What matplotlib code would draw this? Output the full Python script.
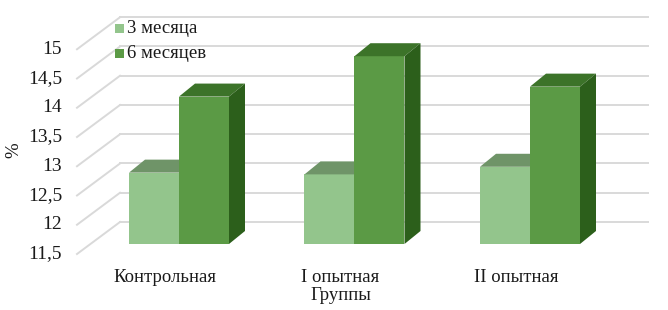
import numpy as np
import matplotlib.pyplot as plt
from matplotlib.patches import Polygon

plt.rcParams['font.family'] = ['Liberation Serif', 'DejaVu Serif']

# data
groups = ['Контрольная', 'I опытная', 'II опытная']
m3 = [12.72, 12.69, 12.82]
m6 = [14.02, 14.71, 14.19]
series_names = ['3 месяца', '6 месяцев']
yticks = [11.5, 12, 12.5, 13, 13.5, 14, 14.5, 15]
ytick_labels = ['11,5', '12', '12,5', '13', '13,5', '14', '14,5', '15']

# colours: front, top, side
light = ('#93C58C', '#6F9468', '#4F7A48')
dark = ('#5B9A45', '#3C7329', '#2C5F1B')

W, H = 668, 310
fig = plt.figure(figsize=(W / 100, H / 100), dpi=100)
ax = fig.add_axes([0, 0, 1, 1])

# pixel -> data scale (category units on x, values on y)
px_x = 175.5   # pixels per category
px_y = 58.5    # pixels per unit value
x0, y0 = 179, 244   # pixel of category 0 / value 11.5
ax.set_xlim(-x0 / px_x, (W - x0) / px_x)
ax.set_ylim(11.5 - (H - y0) / px_y, 11.5 + y0 / px_y)
ax.axis('off')

def dx(p):
    return p / px_x

def dy(p):
    return p / px_y

xs = np.arange(len(groups))
bw = dx(50)
base = 11.5
tc = '#1a1a1a'

# grid: diagonal on the floor side + back wall line
gc = '#D9D9D9'
for v, lab in zip(yticks, ytick_labels):
    ax.plot([dx(77 - x0), dx(120 - x0)], [v - dy(10), v + dy(22)], color=gc, lw=1.4, zorder=1)
    ax.plot([dx(120 - x0), dx(648 - x0)], [v + dy(22), v + dy(22)], color=gc, lw=1.4, zorder=1)
    ax.text(dx(62 - x0), v - dy(10), lab, ha='right', va='center', fontsize=14, color=tc)

# 3d bars
ddx, ddy = dx(16), dy(13)

def bar3d(xl, val, cols, z):
    ax.bar(xl, val - base, bottom=base, width=bw, align='edge', color=cols[0], lw=0, zorder=z)
    top = [(xl, val), (xl + bw, val), (xl + bw + ddx, val + ddy), (xl + ddx, val + ddy)]
    side = [(xl + bw, base), (xl + bw + ddx, base + ddy), (xl + bw + ddx, val + ddy), (xl + bw, val)]
    ax.add_patch(Polygon(top, closed=True, color=cols[1], lw=0, zorder=z))
    ax.add_patch(Polygon(side, closed=True, color=cols[2], lw=0, zorder=z))

for i in xs:
    bar3d(i - bw, m3[i], light, 3)
    bar3d(i, m6[i], dark, 4)

# category labels
for i in xs:
    ax.text(i - dx(14), base - dy(34), groups[i], ha='center', va='center', fontsize=13.5, color=tc)
ax.text(1 - dx(14), base - dy(51), 'Группы', ha='center', va='center', fontsize=13.5, color=tc)

# y label
ax.text(dx(14 - x0), base + dy(94), '%', rotation=90, ha='center', va='center',
        fontsize=13.5, color=tc)

# legend
for k, (name, c) in enumerate(zip(series_names, [light[0], dark[0]])):
    yy = base + dy(244 - 29 - 25 * k)
    ax.add_patch(plt.Rectangle((dx(115 - x0), yy - dy(4.5)), dx(9), dy(9), color=c, lw=0))
    ax.text(dx(127 - x0), yy, name, ha='left', va='center', fontsize=13.5, color=tc)

fig.savefig('out.png', dpi=100)
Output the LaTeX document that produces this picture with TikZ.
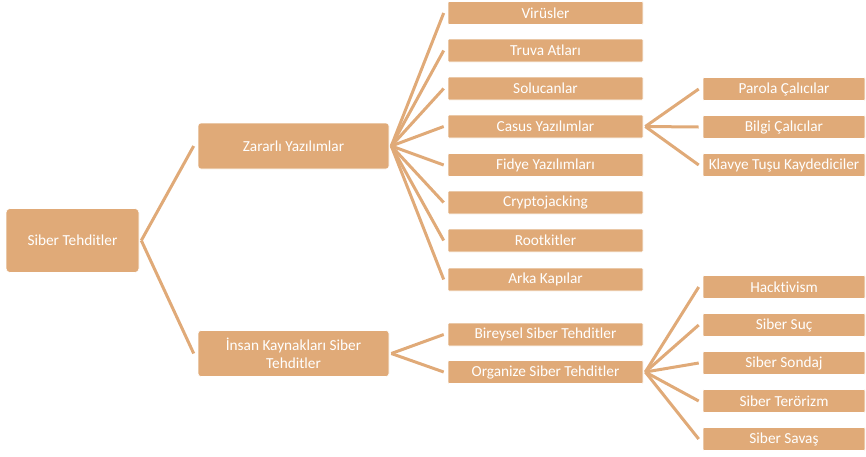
\documentclass[tikz,border=0pt]{standalone}
\usepackage{fontspec}
\setmainfont[Ligatures={NoCommon}]{Carlito}
\usetikzlibrary{calc}
\definecolor{boxc}{RGB}{224,170,120}
\tikzset{
  box/.style={rectangle, fill=boxc, draw=white, line width=0.6pt, text=white,
    inner sep=0pt, align=center, font=\fontsize{15.3}{17.5}\selectfont},
  rootbox/.style={box, rounded corners=4pt, minimum width=133pt, minimum height=64pt},
  midbox/.style={box, rounded corners=3pt, minimum width=191pt, minimum height=46pt},
  leafbox/.style={box, rounded corners=1pt, minimum width=195pt, minimum height=23pt},
  subbox/.style={box, rounded corners=1pt, minimum width=162pt, minimum height=23pt},
  link/.style={draw=boxc, line width=3pt}
}
\newcommand{\branch}[2]{\draw[link] ($(#1.east)+(2,0)$) -- ($(#2.west)+(-4,0)$);}
\begin{document}
\begin{tikzpicture}[x=1pt, y=-1pt]
\useasboundingbox (0,0) rectangle (866,456);

% root and first level
\node[rootbox] (root) at (72.5,240.5) {Siber Tehditler};
\node[midbox] (zy) at (293.5,146) {Zararlı Yazılımlar};
\node[midbox] (ik) at (293.5,353.5) {İnsan Kaynakları Siber\\Tehditler};

% malware types
\node[leafbox] (vir) at (545.5,13) {Virüsler};
\node[leafbox] (tru) at (545.5,50.5) {Truva Atları};
\node[leafbox] (sol) at (545.5,88.5) {Solucanlar};
\node[leafbox] (cas) at (545.5,126.5) {Casus Yazılımlar};
\node[leafbox] (fid) at (545.5,165) {Fidye Yazılımları};
\node[leafbox] (cry) at (545.5,202.5) {Cryptojacking};
\node[leafbox] (roo) at (545.5,240.5) {Rootkitler};
\node[leafbox] (ark) at (545.5,279.5) {Arka Kapılar};

% spyware types
\node[subbox] (par) at (784,89) {Parola Çalıcılar};
\node[subbox] (bil) at (784,127) {Bilgi Çalıcılar};
\node[subbox] (kla) at (784,165) {Klavye Tuşu Kaydediciler};

% human-sourced threats
\node[leafbox] (bir) at (545.5,334.5) {Bireysel Siber Tehditler};
\node[leafbox] (org) at (545.5,372) {Organize Siber Tehditler};

% organised threat types
\node[subbox] (hac) at (784,287) {Hacktivism};
\node[subbox] (suc) at (784,325) {Siber Suç};
\node[subbox] (son) at (784,363) {Siber Sondaj};
\node[subbox] (ter) at (784,401) {Siber Terörizm};
\node[subbox] (sav) at (784,439) {Siber Savaş};

% connectors
\branch{root}{zy}
\branch{root}{ik}
\foreach \c in {vir,tru,sol,cas,fid,cry,roo,ark} {\branch{zy}{\c}}
\foreach \c in {par,bil,kla} {\branch{cas}{\c}}
\foreach \c in {bir,org} {\branch{ik}{\c}}
\foreach \c in {hac,suc,son,ter,sav} {\branch{org}{\c}}
\end{tikzpicture}
\end{document}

= What you need to do =
Without the pictures, give again exactly the lines above starting at the line containing "Output the LaTeX" and ending at the line containing "(org) at (545.5,372)".

= Response for this exercise =
Output the LaTeX document that produces this picture with TikZ.
\documentclass[tikz,border=0pt]{standalone}
\usepackage{fontspec}
\setmainfont[Ligatures={NoCommon}]{Carlito}
\usetikzlibrary{calc}
\definecolor{boxc}{RGB}{224,170,120}
\tikzset{
  box/.style={rectangle, fill=boxc, draw=white, line width=0.6pt, text=white,
    inner sep=0pt, align=center, font=\fontsize{15.3}{17.5}\selectfont},
  rootbox/.style={box, rounded corners=4pt, minimum width=133pt, minimum height=64pt},
  midbox/.style={box, rounded corners=3pt, minimum width=191pt, minimum height=46pt},
  leafbox/.style={box, rounded corners=1pt, minimum width=195pt, minimum height=23pt},
  subbox/.style={box, rounded corners=1pt, minimum width=162pt, minimum height=23pt},
  link/.style={draw=boxc, line width=3pt}
}
\newcommand{\branch}[2]{\draw[link] ($(#1.east)+(2,0)$) -- ($(#2.west)+(-4,0)$);}
\begin{document}
\begin{tikzpicture}[x=1pt, y=-1pt]
\useasboundingbox (0,0) rectangle (866,456);

% root and first level
\node[rootbox] (root) at (72.5,240.5) {Siber Tehditler};
\node[midbox] (zy) at (293.5,146) {Zararlı Yazılımlar};
\node[midbox] (ik) at (293.5,353.5) {İnsan Kaynakları Siber\\Tehditler};

% malware types
\node[leafbox] (vir) at (545.5,13) {Virüsler};
\node[leafbox] (tru) at (545.5,50.5) {Truva Atları};
\node[leafbox] (sol) at (545.5,88.5) {Solucanlar};
\node[leafbox] (cas) at (545.5,126.5) {Casus Yazılımlar};
\node[leafbox] (fid) at (545.5,165) {Fidye Yazılımları};
\node[leafbox] (cry) at (545.5,202.5) {Cryptojacking};
\node[leafbox] (roo) at (545.5,240.5) {Rootkitler};
\node[leafbox] (ark) at (545.5,279.5) {Arka Kapılar};

% spyware types
\node[subbox] (par) at (784,89) {Parola Çalıcılar};
\node[subbox] (bil) at (784,127) {Bilgi Çalıcılar};
\node[subbox] (kla) at (784,165) {Klavye Tuşu Kaydediciler};

% human-sourced threats
\node[leafbox] (bir) at (545.5,334.5) {Bireysel Siber Tehditler};
\node[leafbox] (org) at (545.5,372) {Organize Siber Tehditler};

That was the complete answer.